EXERCISE DESCRIPTION = All the data below goes into the copy word for word, but the pictures don't.

AVAILABLE DATA =
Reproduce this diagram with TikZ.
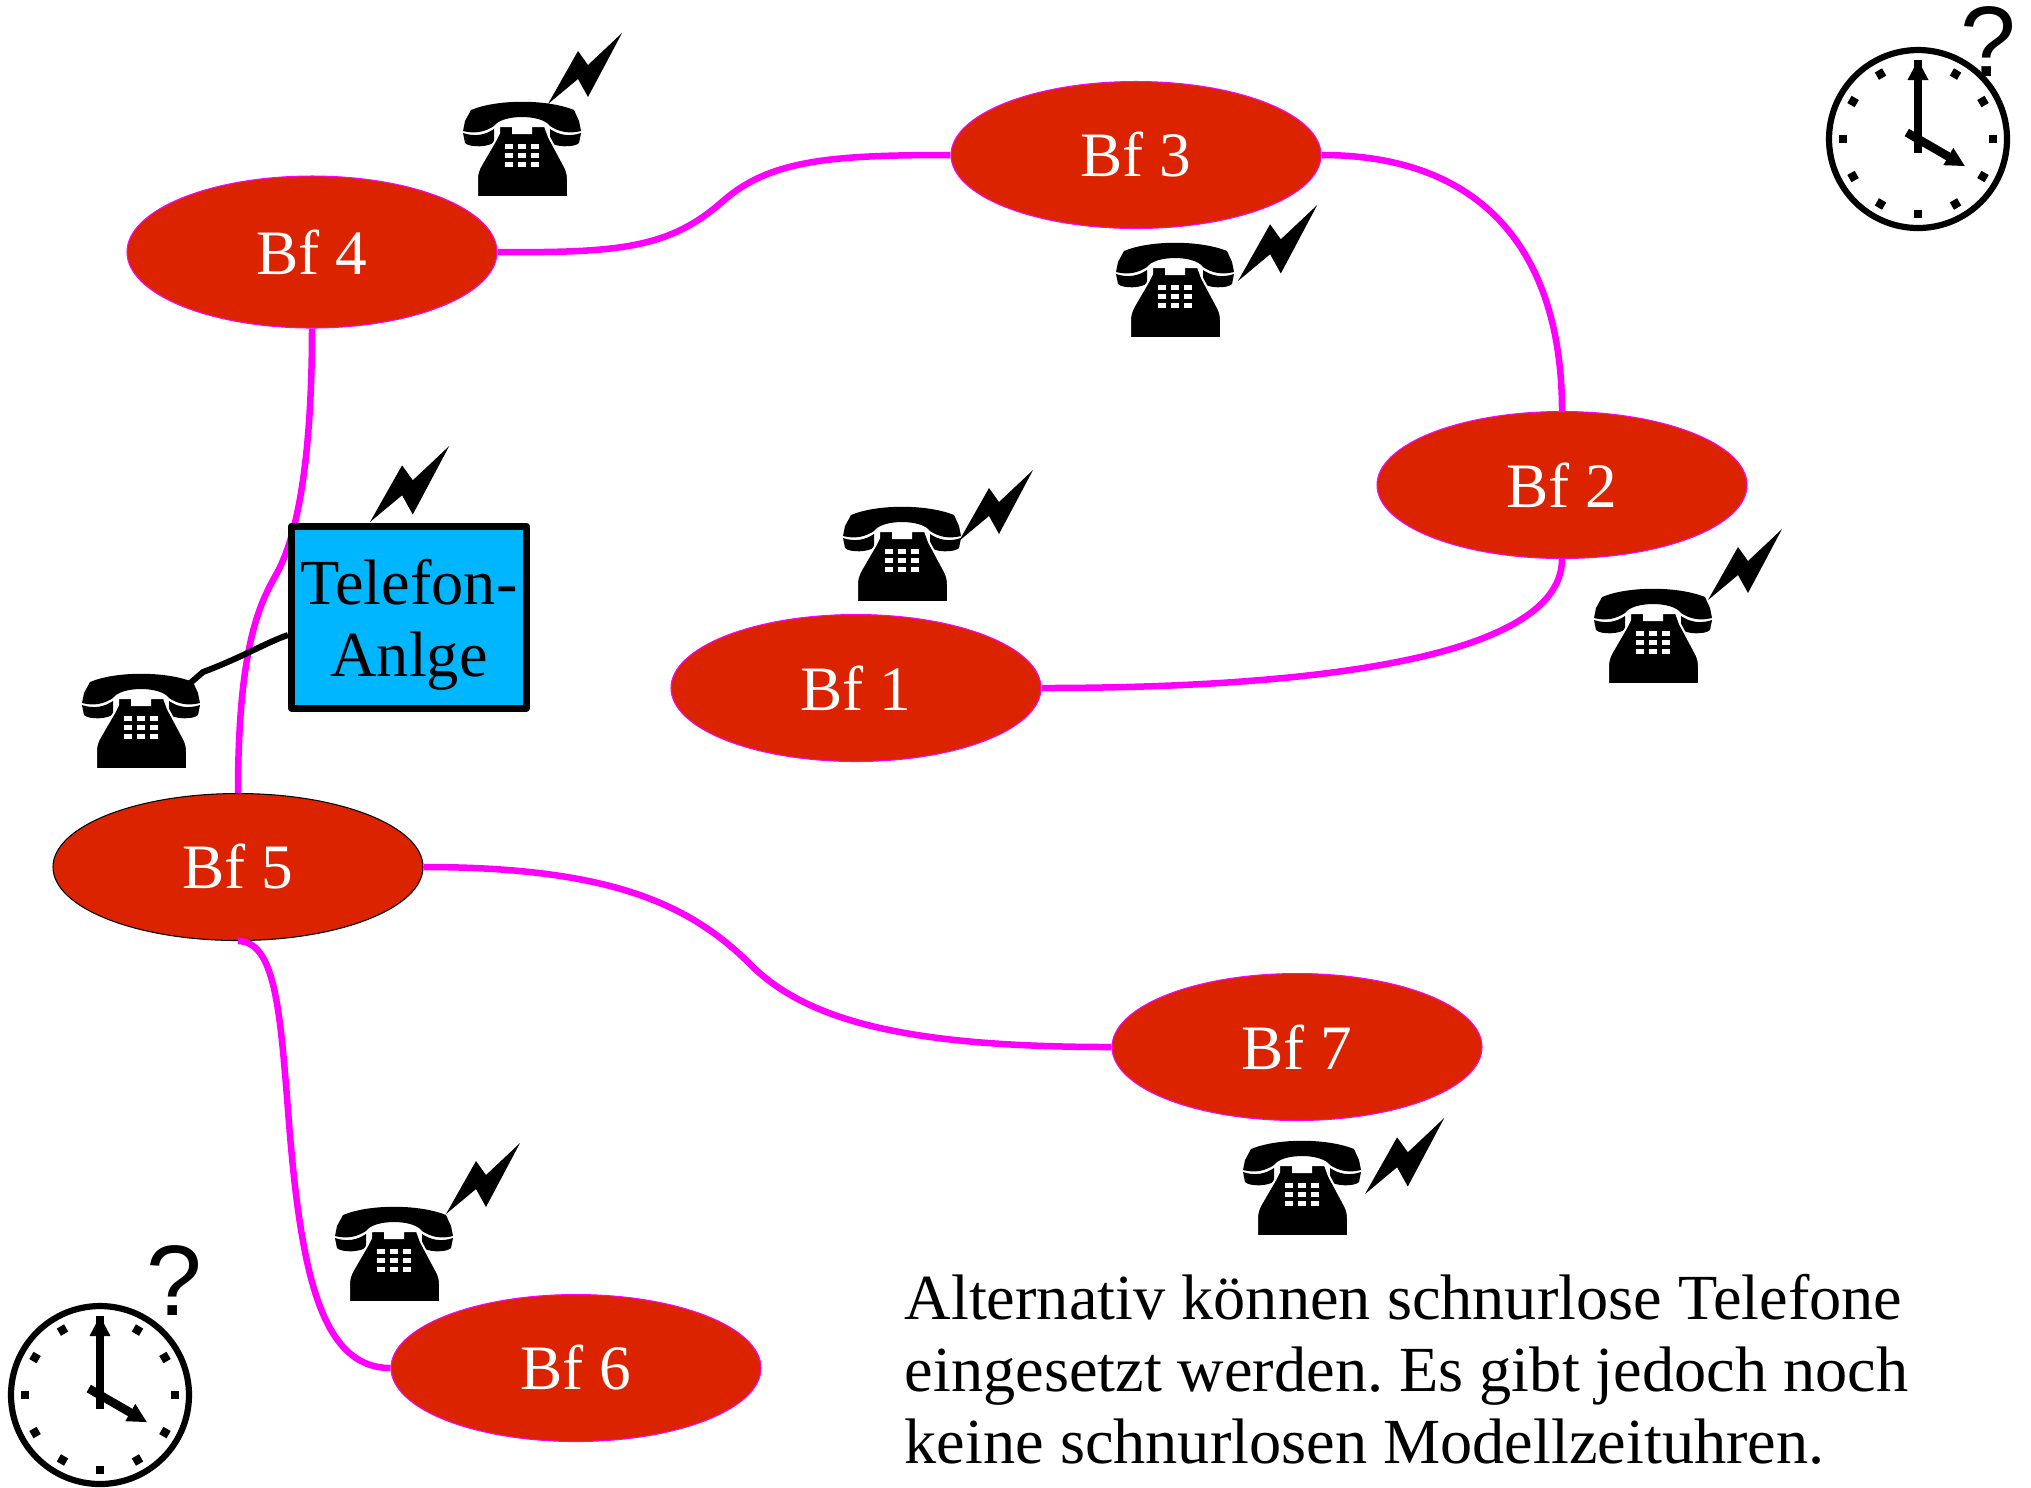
\documentclass[tikz,border=0pt]{standalone}
\usepackage{fontspec}
\setmainfont{Liberation Serif}
\newfontfamily\qfont{Liberation Sans}
\usepackage{xcolor}
\usepackage{tikz}
\usetikzlibrary{shapes.geometric}
\definecolor{bfred}{RGB}{220,35,0}
\definecolor{tkblue}{RGB}{0,183,255}
\definecolor{linemag}{RGB}{255,0,255}
\tikzset{
  bf/.style = {ellipse, fill=bfred, draw=linemag, line width=0.3pt, inner sep=0pt,
    minimum width=37mm, minimum height=14.7mm, text=white, font=\fontsize{18}{20.5}\selectfont},
  bfblack/.style = {bf, draw=black},
  tkbox/.style = {rectangle, fill=tkblue, draw=black, line width=0.7mm, line join=round, inner sep=0pt,
    minimum width=23.5mm, minimum height=18.2mm, align=center, font=\fontsize{18.3}{20.5}\selectfont},
  gleis/.style = {draw=linemag, line width=0.65mm},
  qmark/.style = {inner sep=0pt, font=\qfont\fontsize{28.5}{28.5}\selectfont},
  phone/.pic = {
    \fill (-51,-87) .. controls (-25,-98) and (25,-98) .. (52,-87) -- (57,-76) -- (59,-66)
      .. controls (47,-63) and (37,-65) .. (28,-71) .. controls (20,-83) and (-20,-83) .. (-28,-71)
      .. controls (-37,-65) and (-47,-63) .. (-59,-66) -- (-57,-76) -- cycle;
    \fill (-59,-64) .. controls (-47,-60) and (-37,-62) .. (-28,-68) -- (-28,-55)
      .. controls (-32,-50) and (-52,-49) .. (-57,-54) -- cycle;
    \fill (59,-64) .. controls (47,-60) and (37,-62) .. (28,-68) -- (28,-55)
      .. controls (32,-50) and (52,-49) .. (57,-54) -- cycle;
    \fill[draw=white, line width=0.2mm] (-23,-71) -- (-9,-71) -- (-9,-64) -- (9,-64) -- (9,-71) -- (23,-71) -- (27,-60)
      -- (42,-32) .. controls (45,-27) and (46,-22) .. (46,-18) -- (46,0) -- (-45,0) -- (-45,-18)
      .. controls (-45,-22) and (-44,-27) .. (-41,-32) -- (-27,-56) -- (-23,-64) -- cycle;
    \foreach \x in {-13,0,13}{
      \foreach \y in {-50.5,-41.5,-32.5}{
        \fill[white] (\x-4,\y-2.7) rectangle (\x+4,\y+2.7);
      }
    }
    \coordinate (-wire) at (47,-84);
  },
  blitz/.pic = {
    \fill (0,0) -- (30,-53) -- (40,-39) -- (74,-71) -- (40,-7) -- (30,-25) -- cycle;
  },
  uhr/.pic = {
    \draw[line width=0.62mm] (0,0) circle (89);
    \foreach \a in {0,30,...,330}{
      \fill[rotate=\a] (-4.2,-79.2) rectangle (4.2,-70.8);
    }
    \fill (-4.3,13.7) rectangle (4.3,-60);
    \fill (-10.5,-59) -- (0,-79) -- (10.5,-59) -- cycle;
    \fill[rotate=-120] (-4.3,13) rectangle (4.3,-36);
    \fill[rotate=-120] (-10,-35) -- (0,-54) -- (10,-35) -- cycle;
  }
}
\begin{document}
\frenchspacing
\begin{tikzpicture}[x=0.1mm, y=-0.1mm]
\useasboundingbox (0,0) rectangle (2031,1487);
\node[bf, minimum height=15.2mm] (bfvier) at (312,252) {Bf 4};
\node[bf] (bfdrei) at (1136,155) {Bf 3};
\node[bf] (bfzwei) at (1562,485) {Bf 2};
\node[bf] (bfeins) at (856,688) {Bf 1};
\node[bfblack] (bffuenf) at (238,867) {Bf 5};
\node[bf] (bfsieben) at (1297,1047) {Bf 7};
\node[bf] (bfsechs) at (576,1368) {Bf 6};

\draw[gleis] (bfvier.east) .. controls (620,253) and (670,248) .. (723,201) .. controls (770,160) and (830,155) .. (bfdrei.west);
\draw[gleis] (bfdrei.east) .. controls (1490,155) and (1562,260) .. (bfzwei.north);
\draw[gleis] (bfzwei.south) .. controls (1562,650) and (1350,688) .. (bfeins.east);
\draw[gleis] (bfvier.south) .. controls (312,430) and (303,525) .. (277,573) .. controls (262,600) and (238,640) .. (bffuenf.north);
\draw[gleis] (bffuenf.east) .. controls (610,867) and (690,904) .. (751,965) .. controls (812,1026) and (925,1047) .. (bfsieben.west);
\draw[gleis] (bffuenf.south) .. controls (275,941) and (280,1010) .. (288,1110) .. controls (300,1270) and (320,1368) .. (bfsechs.west);

\node[tkbox] (tk) at (409,617) {\rule{0pt}{17.5pt}Telefon-\\Anlge};

\pic at (522,197) {phone};
\pic at (1175,338) {phone};
\pic at (902,602) {phone};
\pic at (1653,684) {phone};
\pic (phtk) at (141,769) {phone};
\pic at (394,1302) {phone};
\pic at (1302,1236) {phone};

\pic at (548,104) {blitz};
\pic[scale=1.07] at (1238,281) {blitz};
\pic at (959,541) {blitz};
\pic at (1708,600) {blitz};
\pic[scale=1.07] at (370,522) {blitz};
\pic at (446,1214) {blitz};
\pic[scale=1.07] at (1365,1194) {blitz};

\draw[line width=0.6mm] ([yshift=-1.8mm]tk.west) .. controls (265,643) and (243,657) .. (203,672) -- (phtk-wire);

\pic at (1918,139) {uhr};
\pic at (100,1395) {uhr};
\node[qmark] (frageoben) at (1988,42) {?};
\node[qmark] (frageunten) at (174,1280) {?};

\node[anchor=west, align=left, inner sep=0pt, font=\fontsize{18.3}{20.5}\selectfont] (hinweis) at (904,1369)
  {Alternativ können schnurlose Telefone\\eingesetzt werden. Es gibt jedoch noch\\keine schnurlosen Modellzeituhren.};
\end{tikzpicture}
\end{document}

OUTPUT FOR THIS EXERCISE =
Reproduce this diagram with TikZ.
\documentclass[tikz,border=0pt]{standalone}
\usepackage{fontspec}
\setmainfont{Liberation Serif}
\newfontfamily\qfont{Liberation Sans}
\usepackage{xcolor}
\usepackage{tikz}
\usetikzlibrary{shapes.geometric}
\definecolor{bfred}{RGB}{220,35,0}
\definecolor{tkblue}{RGB}{0,183,255}
\definecolor{linemag}{RGB}{255,0,255}
\tikzset{
  bf/.style = {ellipse, fill=bfred, draw=linemag, line width=0.3pt, inner sep=0pt,
    minimum width=37mm, minimum height=14.7mm, text=white, font=\fontsize{18}{20.5}\selectfont},
  bfblack/.style = {bf, draw=black},
  tkbox/.style = {rectangle, fill=tkblue, draw=black, line width=0.7mm, line join=round, inner sep=0pt,
    minimum width=23.5mm, minimum height=18.2mm, align=center, font=\fontsize{18.3}{20.5}\selectfont},
  gleis/.style = {draw=linemag, line width=0.65mm},
  qmark/.style = {inner sep=0pt, font=\qfont\fontsize{28.5}{28.5}\selectfont},
  phone/.pic = {
    \fill (-51,-87) .. controls (-25,-98) and (25,-98) .. (52,-87) -- (57,-76) -- (59,-66)
      .. controls (47,-63) and (37,-65) .. (28,-71) .. controls (20,-83) and (-20,-83) .. (-28,-71)
      .. controls (-37,-65) and (-47,-63) .. (-59,-66) -- (-57,-76) -- cycle;
    \fill (-59,-64) .. controls (-47,-60) and (-37,-62) .. (-28,-68) -- (-28,-55)
      .. controls (-32,-50) and (-52,-49) .. (-57,-54) -- cycle;
    \fill (59,-64) .. controls (47,-60) and (37,-62) .. (28,-68) -- (28,-55)
      .. controls (32,-50) and (52,-49) .. (57,-54) -- cycle;
    \fill[draw=white, line width=0.2mm] (-23,-71) -- (-9,-71) -- (-9,-64) -- (9,-64) -- (9,-71) -- (23,-71) -- (27,-60)
      -- (42,-32) .. controls (45,-27) and (46,-22) .. (46,-18) -- (46,0) -- (-45,0) -- (-45,-18)
      .. controls (-45,-22) and (-44,-27) .. (-41,-32) -- (-27,-56) -- (-23,-64) -- cycle;
    \foreach \x in {-13,0,13}{
      \foreach \y in {-50.5,-41.5,-32.5}{
        \fill[white] (\x-4,\y-2.7) rectangle (\x+4,\y+2.7);
      }
    }
    \coordinate (-wire) at (47,-84);
  },
  blitz/.pic = {
    \fill (0,0) -- (30,-53) -- (40,-39) -- (74,-71) -- (40,-7) -- (30,-25) -- cycle;
  },
  uhr/.pic = {
    \draw[line width=0.62mm] (0,0) circle (89);
    \foreach \a in {0,30,...,330}{
      \fill[rotate=\a] (-4.2,-79.2) rectangle (4.2,-70.8);
    }
    \fill (-4.3,13.7) rectangle (4.3,-60);
    \fill (-10.5,-59) -- (0,-79) -- (10.5,-59) -- cycle;
    \fill[rotate=-120] (-4.3,13) rectangle (4.3,-36);
    \fill[rotate=-120] (-10,-35) -- (0,-54) -- (10,-35) -- cycle;
  }
}
\begin{document}
\frenchspacing
\begin{tikzpicture}[x=0.1mm, y=-0.1mm]
\useasboundingbox (0,0) rectangle (2031,1487);
\node[bf, minimum height=15.2mm] (bfvier) at (312,252) {Bf 4};
\node[bf] (bfdrei) at (1136,155) {Bf 3};
\node[bf] (bfzwei) at (1562,485) {Bf 2};
\node[bf] (bfeins) at (856,688) {Bf 1};
\node[bfblack] (bffuenf) at (238,867) {Bf 5};
\node[bf] (bfsieben) at (1297,1047) {Bf 7};
\node[bf] (bfsechs) at (576,1368) {Bf 6};

\draw[gleis] (bfvier.east) .. controls (620,253) and (670,248) .. (723,201) .. controls (770,160) and (830,155) .. (bfdrei.west);
\draw[gleis] (bfdrei.east) .. controls (1490,155) and (1562,260) .. (bfzwei.north);
\draw[gleis] (bfzwei.south) .. controls (1562,650) and (1350,688) .. (bfeins.east);
\draw[gleis] (bfvier.south) .. controls (312,430) and (303,525) .. (277,573) .. controls (262,600) and (238,640) .. (bffuenf.north);
\draw[gleis] (bffuenf.east) .. controls (610,867) and (690,904) .. (751,965) .. controls (812,1026) and (925,1047) .. (bfsieben.west);
\draw[gleis] (bffuenf.south) .. controls (275,941) and (280,1010) .. (288,1110) .. controls (300,1270) and (320,1368) .. (bfsechs.west);

\node[tkbox] (tk) at (409,617) {\rule{0pt}{17.5pt}Telefon-\\Anlge};

\pic at (522,197) {phone};
\pic at (1175,338) {phone};
\pic at (902,602) {phone};
\pic at (1653,684) {phone};
\pic (phtk) at (141,769) {phone};
\pic at (394,1302) {phone};
\pic at (1302,1236) {phone};

\pic at (548,104) {blitz};
\pic[scale=1.07] at (1238,281) {blitz};
\pic at (959,541) {blitz};
\pic at (1708,600) {blitz};
\pic[scale=1.07] at (370,522) {blitz};
\pic at (446,1214) {blitz};
\pic[scale=1.07] at (1365,1194) {blitz};

\draw[line width=0.6mm] ([yshift=-1.8mm]tk.west) .. controls (265,643) and (243,657) .. (203,672) -- (phtk-wire);

\pic at (1918,139) {uhr};
\pic at (100,1395) {uhr};
\node[qmark] (frageoben) at (1988,42) {?};
\node[qmark] (frageunten) at (174,1280) {?};

\node[anchor=west, align=left, inner sep=0pt, font=\fontsize{18.3}{20.5}\selectfont] (hinweis) at (904,1369)
  {Alternativ können schnurlose Telefone\\eingesetzt werden. Es gibt jedoch noch\\keine schnurlosen Modellzeituhren.};
\end{tikzpicture}
\end{document}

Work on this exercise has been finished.